The floor inspections industry is a young and growing profession. The current claims process was started by flooring manufacturers in an attempt to handle concerns in an unbiased, fair and accurate manner. What flooring manufacturers needed was a way to determine the cause, and whether the issue was related to the manufacturing, installation or maintenance process. Without accurate determination of cause it was impossible to correct any issues related to the manufacturing process, so the inspections industry was born.
Since its inception, there have been questions of accuracy and fairness. More often than not, installers and retailers have felt they were scapegoats because it appeared inspectors were looking for ancillary, unrelated issues in an attempt to deflect blame away from the manufacturer. In addition, there have been questions regarding inspector education, training, qualifications and report writing skills.
Adding fuel to the fire is unprofessional inspections. Some “claims services” even hire home inspectors with no formal floor covering inspection training. Certification programs have popped up all over the country, and these are oftentimes private businesses unaffiliated with any certifying body—and therefore uncontrolled and unaccountable. Most importantly, some inspectors fail to fervently pursue continuing education which is of the utmost importance when dealing with the ever-changing flooring industry.
One of the biggest reasons for the distrust is the fact that there are no industry requirements for the inspection or inspector.That is about to change. The IICRC is an ANSI-approved Standards Writing Body. A few years ago, a consensus body was assembled for the purpose of writing the ANSI S-220 Hard Surface Inspections Standard.
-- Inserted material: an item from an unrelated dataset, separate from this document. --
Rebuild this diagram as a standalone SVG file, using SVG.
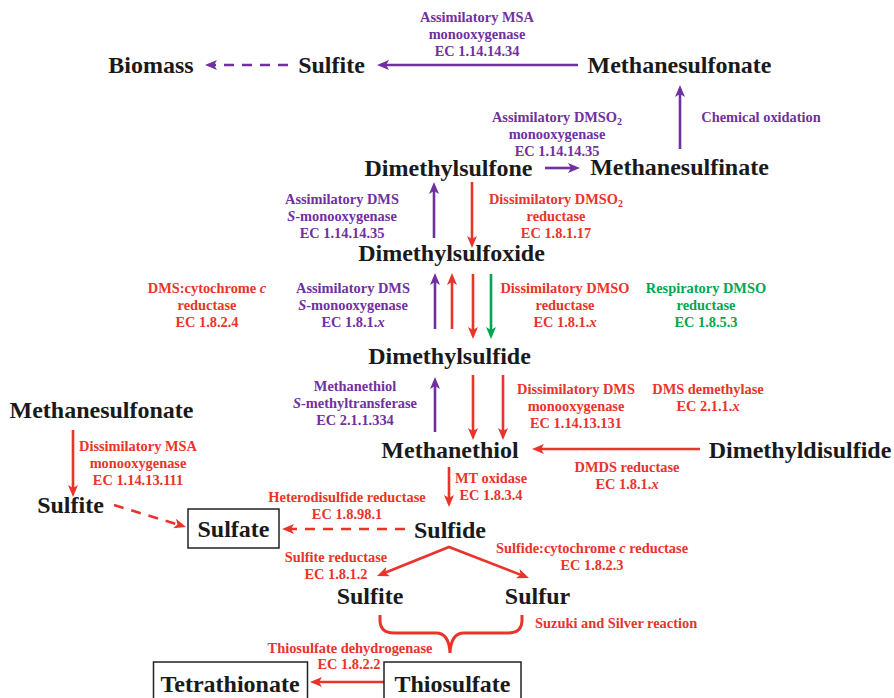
<svg xmlns="http://www.w3.org/2000/svg" width="894" height="698" viewBox="0 0 894 698">
<style>
.n{font-family:"Liberation Serif","Times New Roman",serif;font-weight:bold;font-size:24px;fill:#1a1a1a;text-anchor:middle}
.l{font-family:"Liberation Serif","Times New Roman",serif;font-weight:bold;font-size:14.4px;text-anchor:middle}
.p{fill:#7030a0}.r{fill:#e8342b}.g{fill:#00a651}
.ep{stroke:#7030a0;stroke-width:2.6;fill:none;marker-end:url(#ap)}
.er{stroke:#e8342b;stroke-width:2.6;fill:none;marker-end:url(#ar)}
.eg{stroke:#00a651;stroke-width:2.6;fill:none;marker-end:url(#ag)}
.d{stroke-dasharray:10 8}
.box{fill:#fff;stroke:#222;stroke-width:1.5}
</style>
<defs>
<marker id="ap" viewBox="0 0 12 10" refX="4" refY="5" markerWidth="12" markerHeight="10" markerUnits="userSpaceOnUse" orient="auto-start-reverse"><path d="M0,0 L12,5 L0,10 L3,5 z" fill="#7030a0"/></marker>
<marker id="ar" viewBox="0 0 12 10" refX="4" refY="5" markerWidth="12" markerHeight="10" markerUnits="userSpaceOnUse" orient="auto-start-reverse"><path d="M0,0 L12,5 L0,10 L3,5 z" fill="#e8342b"/></marker>
<marker id="ag" viewBox="0 0 12 10" refX="4" refY="5" markerWidth="12" markerHeight="10" markerUnits="userSpaceOnUse" orient="auto-start-reverse"><path d="M0,0 L12,5 L0,10 L3,5 z" fill="#00a651"/></marker>
</defs>
<rect width="894" height="698" fill="#fff"/>

<g id="connectors">
<path class="ep d" d="M288 65 L213 65"/>
<path class="ep" d="M578 65 L385 65"/>
<path class="ep" d="M680 149 L680 93"/>
<path class="ep" d="M545 168 L572 168"/>
<path class="ep" d="M434 238 L434 190"/>
<path class="er" d="M472 182 L472 240"/>
<path class="ep" d="M435 329 L435 281"/>
<path class="er" d="M452 329 L452 281"/>
<path class="er" d="M473 274 L473 331"/>
<path class="eg" d="M491 274 L491 331"/>
<path class="ep" d="M435 432 L435 385"/>
<path class="er" d="M473 375 L473 432"/>
<path class="er" d="M503 375 L503 432"/>
<path class="er" d="M700 449 L540 449"/>
<path class="er" d="M449 467 L449 499"/>
<path class="er" d="M73 430 L73 489"/>
<path class="er d" d="M114 505 L178.4 524.7"/>
<path class="er d" d="M405 529 L290 529"/>
<path class="er" style="marker-start:url(#ar)" d="M384.4 573 L449 547 L521.5 575.1"/>
<path d="M380 615 L380 620 Q380 633 394 633 L436 633 Q449 633 450 653 Q451 633 464 633 L508 633 Q522 633 522 620 L522 615" fill="none" stroke="#e8342b" stroke-width="3"/>
<path class="er" d="M384 682 L318 682"/>
</g>

<g id="edge-labels">
<text class="l p"><tspan x="477" y="22">Assimilatory MSA</tspan><tspan x="477" y="39">monooxygenase</tspan><tspan x="477" y="56">EC 1.14.14.34</tspan></text>
<text class="l p"><tspan x="557" y="122">Assimilatory DMSO<tspan font-size="10" dy="3">2</tspan></tspan><tspan x="557" y="139">monooxygenase</tspan><tspan x="557" y="156">EC 1.14.14.35</tspan></text>
<text class="l p" x="761" y="122">Chemical oxidation</text>
<text class="l p"><tspan x="342" y="204">Assimilatory DMS</tspan><tspan x="342" y="221"><tspan font-style="italic">S</tspan>-monooxygenase</tspan><tspan x="342" y="238">EC 1.14.14.35</tspan></text>
<text class="l r"><tspan x="556" y="204">Dissimilatory DMSO<tspan font-size="10" dy="3">2</tspan></tspan><tspan x="556" y="221">reductase</tspan><tspan x="556" y="238">EC 1.8.1.17</tspan></text>
<text class="l r"><tspan x="207" y="293">DMS:cytochrome <tspan font-style="italic">c</tspan></tspan><tspan x="207" y="310">reductase</tspan><tspan x="207" y="327">EC 1.8.2.4</tspan></text>
<text class="l p"><tspan x="353" y="293">Assimilatory DMS</tspan><tspan x="353" y="310"><tspan font-style="italic">S</tspan>-monooxygenase</tspan><tspan x="353" y="327">EC 1.8.1.<tspan font-style="italic">x</tspan></tspan></text>
<text class="l r"><tspan x="565" y="293">Dissimilatory DMSO</tspan><tspan x="565" y="310">reductase</tspan><tspan x="565" y="327">EC 1.8.1.<tspan font-style="italic">x</tspan></tspan></text>
<text class="l g"><tspan x="706" y="293">Respiratory DMSO</tspan><tspan x="706" y="310">reductase</tspan><tspan x="706" y="327">EC 1.8.5.3</tspan></text>
<text class="l p"><tspan x="355" y="391">Methanethiol</tspan><tspan x="355" y="408"><tspan font-style="italic">S</tspan>-methyltransferase</tspan><tspan x="355" y="425">EC 2.1.1.334</tspan></text>
<text class="l r"><tspan x="576" y="394">Dissimilatory DMS</tspan><tspan x="576" y="411">monooxygenase</tspan><tspan x="576" y="428">EC 1.14.13.131</tspan></text>
<text class="l r"><tspan x="708" y="394">DMS demethylase</tspan><tspan x="708" y="411">EC 2.1.1.<tspan font-style="italic">x</tspan></tspan></text>
<text class="l r"><tspan x="627" y="472">DMDS reductase</tspan><tspan x="627" y="489">EC 1.8.1.<tspan font-style="italic">x</tspan></tspan></text>
<text class="l r"><tspan x="491" y="483">MT oxidase</tspan><tspan x="491" y="500">EC 1.8.3.4</tspan></text>
<text class="l r"><tspan x="138" y="451">Dissimilatory MSA</tspan><tspan x="138" y="468">monooxygenase</tspan><tspan x="138" y="485">EC 1.14.13.111</tspan></text>
<text class="l r"><tspan x="347" y="502">Heterodisulfide reductase</tspan><tspan x="347" y="519">EC 1.8.98.1</tspan></text>
<text class="l r"><tspan x="336" y="562">Sulfite reductase</tspan><tspan x="336" y="579">EC 1.8.1.2</tspan></text>
<text class="l r"><tspan x="592" y="553">Sulfide:cytochrome <tspan font-style="italic">c</tspan> reductase</tspan><tspan x="592" y="570">EC 1.8.2.3</tspan></text>
<text class="l r" x="535" y="628" style="text-anchor:start">Suzuki and Silver reaction</text>
<text class="l r"><tspan x="350" y="653">Thiosulfate dehydrogenase</tspan><tspan x="349" y="669">EC 1.8.2.2</tspan></text>
</g>

<g id="biomass"><text class="n" x="151" y="73">Biomass</text></g>
<g id="sulfite-top"><text class="n" x="331.5" y="73">Sulfite</text></g>
<g id="methanesulfonate-top"><text class="n" x="679.5" y="73">Methanesulfonate</text></g>
<g id="dimethylsulfone"><text class="n" x="448.5" y="176">Dimethylsulfone</text></g>
<g id="methanesulfinate"><text class="n" x="679.5" y="175">Methanesulfinate</text></g>
<g id="dimethylsulfoxide"><text class="n" x="451.5" y="261">Dimethylsulfoxide</text></g>
<g id="dimethylsulfide"><text class="n" x="449.5" y="364">Dimethylsulfide</text></g>
<g id="methanethiol"><text class="n" x="450" y="458">Methanethiol</text></g>
<g id="dimethyldisulfide"><text class="n" x="800" y="458">Dimethyldisulfide</text></g>
<g id="methanesulfonate-left"><text class="n" x="101.5" y="418">Methanesulfonate</text></g>
<g id="sulfite-left"><text class="n" x="70.5" y="513">Sulfite</text></g>
<g id="sulfate"><rect class="box" x="188" y="509" width="91" height="39"/><text class="n" x="233.5" y="537">Sulfate</text></g>
<g id="sulfide"><text class="n" x="450" y="538">Sulfide</text></g>
<g id="sulfite-bottom"><text class="n" x="370" y="604">Sulfite</text></g>
<g id="sulfur"><text class="n" x="537.5" y="604">Sulfur</text></g>
<g id="tetrathionate"><rect class="box" x="153.5" y="662" width="154" height="40"/><text class="n" x="230" y="692">Tetrathionate</text></g>
<g id="thiosulfate"><rect class="box" x="384" y="662" width="137" height="40"/><text class="n" x="452.5" y="692">Thiosulfate</text></g>
</svg>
That is now nearing completion; our goal is to present it for public review this fall/winter.
As a consensus body, we have set the lofty goal to raise both the top and bottom bar in the inspections industry. The S-220 standard will provide minimum standards for the inspection based on material and concern. It will cover the inspection of Hardwood, Laminate, Resilient, Stone, Ceramic, Adhesives, Underlayment, Subfloors and Subfloor Preparation. In addition there will be minimums for report writing, photographic documentation and more. Each floor covering chapter will provide the minimum observations, tests and measurements required to determine cause.
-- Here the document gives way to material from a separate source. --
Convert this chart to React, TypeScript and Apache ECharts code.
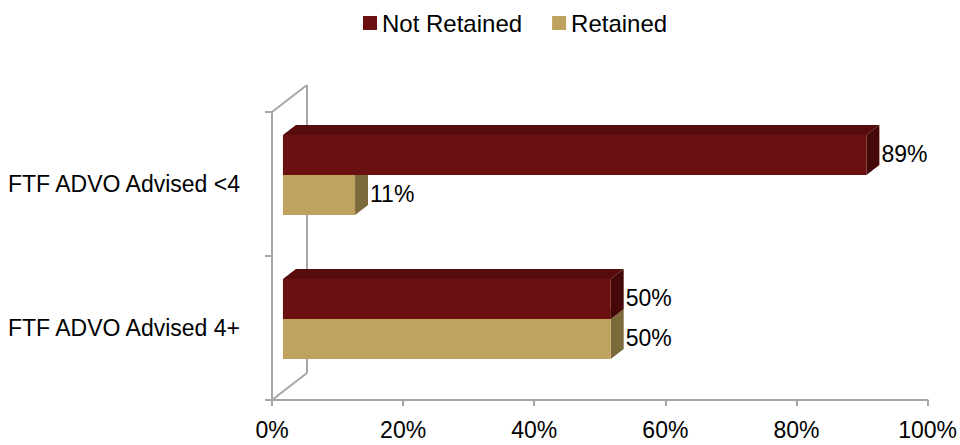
import React, { useEffect, useRef } from "react";
import * as echarts from "echarts";

const categories = ["FTF ADVO Advised <4", "FTF ADVO Advised 4+"];
const seriesNames = ["Not Retained", "Retained"];
const notRetained = [89, 50];
const retained = [11, 50];
const xTicks = [0, 20, 40, 60, 80, 100];

const FONT = "'Liberation Sans', Arial, sans-serif";
const GRID = { left: 272, right: 30, top: 112, bottom: 45 };

const COLORS = {
  nr: { front: "#6B1011", top: "#560C0D", side: "#460909" },
  r: { front: "#BFA25E", top: "#A88F50", side: "#7B6A3B" },
};

function makeRenderer(slot: number, pal: { front: string; top: string; side: string }) {
  return (params: any, api: any) => {
    const v = api.value(0);
    const cat = api.value(1);
    const band = api.size([0, 1])[1];
    const [x0a, yc] = api.coord([0, cat]);
    const xv = api.coord([v, cat])[0];
    const shift = band * 0.076;
    const x0 = x0a + shift;
    const x1 = xv + shift;
    const h = band * 0.278;
    const top = yc - band * 0.34 + slot * h;
    const bot = top + h;
    const dx = band * 0.09;
    const dy = band * 0.07;
    const children: any[] = [
      {
        type: "polygon",
        shape: { points: [[x0, top], [x0 + dx, top - dy], [x1 + dx, top - dy], [x1, top]] },
        style: { fill: pal.top },
      },
      {
        type: "polygon",
        shape: { points: [[x1, top], [x1 + dx, top - dy], [x1 + dx, bot - dy], [x1, bot]] },
        style: { fill: pal.side },
      },
      {
        type: "rect",
        shape: { x: x0, y: top, width: x1 - x0, height: h },
        style: { fill: pal.front },
      },
      {
        type: "text",
        style: {
          text: v + "%",
          x: x1 + dx + 2,
          y: (top + bot) / 2 - 1,
          verticalAlign: "middle",
          align: "left",
          fill: "#000",
          font: `23px ${FONT}`,
        },
      },
    ];
    return { type: "group", children };
  };
}

export default function App() {
  const ref = useRef<HTMLDivElement>(null);
  useEffect(() => {
    if (!ref.current) return;
    const chart = echarts.init(ref.current, undefined, { renderer: "svg" });
    const wallDx = 35;
    const wallDy = 27;
    const gx = GRID.left;
    const gTop = GRID.top;
    const gBot = 445 - GRID.bottom;
    const lineStyle = { stroke: "#A6A6A6", lineWidth: 2 };
    chart.setOption({
      animation: false,
      textStyle: { fontFamily: FONT },
      legend: {
        data: seriesNames,
        top: 6,
        left: 358,
        icon: "rect",
        itemWidth: 14,
        itemHeight: 14,
        itemGap: 30,
        textStyle: { fontSize: 24, color: "#000", fontFamily: FONT },
      },
      grid: { ...GRID },
      xAxis: {
        type: "value",
        min: 0,
        max: 100,
        interval: 20,
        axisLine: { show: true, lineStyle: { color: "#A6A6A6", width: 2 } },
        axisTick: { show: true, length: 6, lineStyle: { color: "#A6A6A6", width: 2 } },
        splitLine: { show: false },
        axisLabel: {
          formatter: (v: number) => (xTicks.includes(v) ? v + "%" : ""),
          fontSize: 23,
          color: "#000",
          margin: 18,
          fontFamily: FONT,
        },
      },
      yAxis: {
        type: "category",
        data: categories,
        inverse: true,
        axisLine: { show: true, lineStyle: { color: "#A6A6A6", width: 2 } },
        axisTick: { show: true, length: 7, lineStyle: { color: "#A6A6A6", width: 2 } },
        axisLabel: { fontSize: 23, color: "#000", margin: 32, fontFamily: FONT },
      },
      graphic: [
        { type: "line", shape: { x1: gx, y1: gTop, x2: gx + wallDx, y2: gTop - wallDy }, style: lineStyle },
        { type: "line", shape: { x1: gx + wallDx, y1: gTop - wallDy, x2: gx + wallDx, y2: gBot - wallDy }, style: lineStyle },
        { type: "line", shape: { x1: gx, y1: gBot, x2: gx + wallDx, y2: gBot - wallDy }, style: lineStyle },
      ],
      series: [
        {
          name: "Retained",
          type: "custom",
          itemStyle: { color: COLORS.r.front },
          renderItem: makeRenderer(1, COLORS.r),
          data: retained.map((v, i) => [v, i]),
          encode: { x: 0, y: 1 },
          z: 3,
        },
        {
          name: "Not Retained",
          type: "custom",
          itemStyle: { color: COLORS.nr.front },
          renderItem: makeRenderer(0, COLORS.nr),
          data: notRetained.map((v, i) => [v, i]),
          encode: { x: 0, y: 1 },
          z: 4,
        },
      ],
    });
    return () => chart.dispose();
  }, []);
  return (
    <div
      ref={ref}
      style={{ position: "fixed", left: 0, top: 0, width: 960, height: 445, background: "#fff" }}
    />
  );
}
How does this help the flooring industry? Accountability. Commissioning parties such as manufacturers, installers, retailer, attorneys and insurance companies will be able to require that inspections be performed according to the S-220 standard. Materially invested parties will have a tool to determine if the inspection has met minimum industry standards and, if needed, documentation to dispute whether the inspector did their due diligence in reaching their conclusion.
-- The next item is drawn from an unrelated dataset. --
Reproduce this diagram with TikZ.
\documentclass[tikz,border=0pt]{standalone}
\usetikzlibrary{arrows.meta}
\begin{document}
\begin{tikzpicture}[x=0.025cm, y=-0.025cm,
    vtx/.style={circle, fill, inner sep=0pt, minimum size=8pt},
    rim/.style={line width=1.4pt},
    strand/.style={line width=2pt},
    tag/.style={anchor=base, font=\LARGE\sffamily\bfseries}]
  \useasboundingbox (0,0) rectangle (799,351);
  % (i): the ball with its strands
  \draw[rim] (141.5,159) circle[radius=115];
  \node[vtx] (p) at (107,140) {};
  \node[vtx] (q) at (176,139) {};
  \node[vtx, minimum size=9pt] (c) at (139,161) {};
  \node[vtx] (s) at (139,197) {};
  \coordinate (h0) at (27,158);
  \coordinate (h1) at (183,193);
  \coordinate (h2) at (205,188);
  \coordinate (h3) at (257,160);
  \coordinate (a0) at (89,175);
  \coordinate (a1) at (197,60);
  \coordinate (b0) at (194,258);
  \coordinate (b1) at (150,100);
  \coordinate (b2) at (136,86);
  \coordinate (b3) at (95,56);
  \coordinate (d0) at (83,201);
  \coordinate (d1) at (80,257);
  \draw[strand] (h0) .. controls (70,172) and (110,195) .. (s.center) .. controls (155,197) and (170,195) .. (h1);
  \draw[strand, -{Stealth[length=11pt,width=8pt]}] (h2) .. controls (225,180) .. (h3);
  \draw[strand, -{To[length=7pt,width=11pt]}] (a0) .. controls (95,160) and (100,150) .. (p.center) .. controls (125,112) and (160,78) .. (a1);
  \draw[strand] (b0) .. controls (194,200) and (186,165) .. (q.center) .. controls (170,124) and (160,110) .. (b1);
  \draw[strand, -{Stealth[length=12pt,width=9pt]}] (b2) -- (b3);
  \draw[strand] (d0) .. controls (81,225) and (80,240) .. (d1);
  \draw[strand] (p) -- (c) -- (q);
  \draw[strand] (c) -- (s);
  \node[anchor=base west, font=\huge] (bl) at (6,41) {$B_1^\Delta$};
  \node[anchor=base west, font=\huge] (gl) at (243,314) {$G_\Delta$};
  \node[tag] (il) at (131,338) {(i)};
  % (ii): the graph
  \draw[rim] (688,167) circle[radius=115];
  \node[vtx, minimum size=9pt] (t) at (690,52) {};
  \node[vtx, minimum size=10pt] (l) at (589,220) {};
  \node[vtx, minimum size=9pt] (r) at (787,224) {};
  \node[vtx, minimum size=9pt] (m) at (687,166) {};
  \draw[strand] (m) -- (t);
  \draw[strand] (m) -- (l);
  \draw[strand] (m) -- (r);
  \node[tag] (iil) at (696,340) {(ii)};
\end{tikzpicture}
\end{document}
The inspections industry has worked very hard through the National Institute of Certified Floorcoverings Inspectors (NICFI) to raise the bar and make the best inspectors better. The problem is that while the best inspectors become even more qualified, the unqualified inspectors out there have no minimum requirements to meet. The S-220 will help continue to raise the top bar by improving education, but more importantly it will create minimum requirements for the most common flooring issues and make the inspector accountable for what process was used to reach their conclusion. Additionally, it will create a process for materially invested parties to dispute the inspection report in the cases where the inspector failed to meet industry standards.
Once the S-220 is published, the Wild West days of the inspection industry will be over. It will increase credibility of the professional inspector and expose the imposters (or at least force them to meet industry standards). It will also create a process in which those interested in becoming inspectors can determine which inspection certification meets the standard. Most of all, it will spell out minimum requirements, which translates to accountability for the inspector and a more transparent flooring industry overall.